When you start browser automation, you very quickly reach to problem of testability. How to uniquely identify page elements? You know that there is html id attribute, but when you inspect the page content, you have three possible scenarios:
- no id attribute at all
- id attribute on every element, but is value changes after every deploy
- id attributes are used, but not on all elements
As an excellent tester, you immediately go to developers and kindly ask them to start using id attribute. They answer is:
- do not have time for that
- what id value would you like me to use?
- gwt automatically dynamically populates id value
That problem bothered me from the first moment I did browser automation. Lets recap what is the problem.
"Element from DOM tree, that is part of browser automation, need to have id with unique predictable value on that page."
We need some kind of magic that will do that automatically (programmatically).
What if element already has id attribute?
That is great because developer put it on purpose to help us testers to do our job.
What if developer did not put that id attribute, but it was put automatically by framework, like gwt?
We could easily break web page functionality if we put our predictable unique value (short brainstorm session with Daro).
So I decided to use custom attribute. HTML5 standard helps us with data-* custom element attributes. I chose attribute name
data-testabilityid
What about predictable, unique value for that attribute?
I choose to put path that consists of node names up to document root.

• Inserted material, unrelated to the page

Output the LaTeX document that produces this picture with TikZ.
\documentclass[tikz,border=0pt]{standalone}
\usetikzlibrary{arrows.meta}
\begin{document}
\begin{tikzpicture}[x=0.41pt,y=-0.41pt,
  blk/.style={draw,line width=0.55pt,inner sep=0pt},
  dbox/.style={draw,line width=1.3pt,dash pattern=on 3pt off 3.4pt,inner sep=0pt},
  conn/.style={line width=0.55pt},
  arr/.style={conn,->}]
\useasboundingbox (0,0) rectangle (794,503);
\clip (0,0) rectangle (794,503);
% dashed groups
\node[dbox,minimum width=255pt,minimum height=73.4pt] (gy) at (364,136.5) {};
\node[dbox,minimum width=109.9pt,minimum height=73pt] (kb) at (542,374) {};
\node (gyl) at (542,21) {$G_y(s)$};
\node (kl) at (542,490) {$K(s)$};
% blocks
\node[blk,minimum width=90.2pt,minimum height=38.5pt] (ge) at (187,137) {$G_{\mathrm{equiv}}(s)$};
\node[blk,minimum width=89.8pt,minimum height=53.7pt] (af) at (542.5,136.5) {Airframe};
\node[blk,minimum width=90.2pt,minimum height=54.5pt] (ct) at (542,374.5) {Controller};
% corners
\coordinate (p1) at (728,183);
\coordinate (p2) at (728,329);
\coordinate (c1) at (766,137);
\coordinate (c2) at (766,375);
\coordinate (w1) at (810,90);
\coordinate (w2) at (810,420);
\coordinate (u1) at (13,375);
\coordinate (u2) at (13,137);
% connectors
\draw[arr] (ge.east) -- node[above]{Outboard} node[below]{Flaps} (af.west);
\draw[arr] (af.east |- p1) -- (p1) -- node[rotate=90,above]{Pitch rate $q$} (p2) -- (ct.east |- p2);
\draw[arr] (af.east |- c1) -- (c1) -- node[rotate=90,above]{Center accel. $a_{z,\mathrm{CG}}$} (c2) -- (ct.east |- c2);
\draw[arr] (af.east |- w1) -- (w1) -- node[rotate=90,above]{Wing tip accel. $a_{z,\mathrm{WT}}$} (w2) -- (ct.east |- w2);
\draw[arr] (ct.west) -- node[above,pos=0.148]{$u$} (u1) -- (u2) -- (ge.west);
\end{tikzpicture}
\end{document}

Code needs to be triggered after page is fully loaded in browser or when there is change in DOM tree. I decided to try chrome extension. And in two days, with help of excellent resources that could be found using Google, I had working application.
Here is
source code along with automation code used for testing the extension.
Additional feature is to get id value. By using shit+left click, value will be printed in javascript console.
I tried to implement clipboard functionality, but without success (I tried all the know stackoverflow solutions). So this is first to do.
Of course, we need Firefox and IE>10 extensions as well.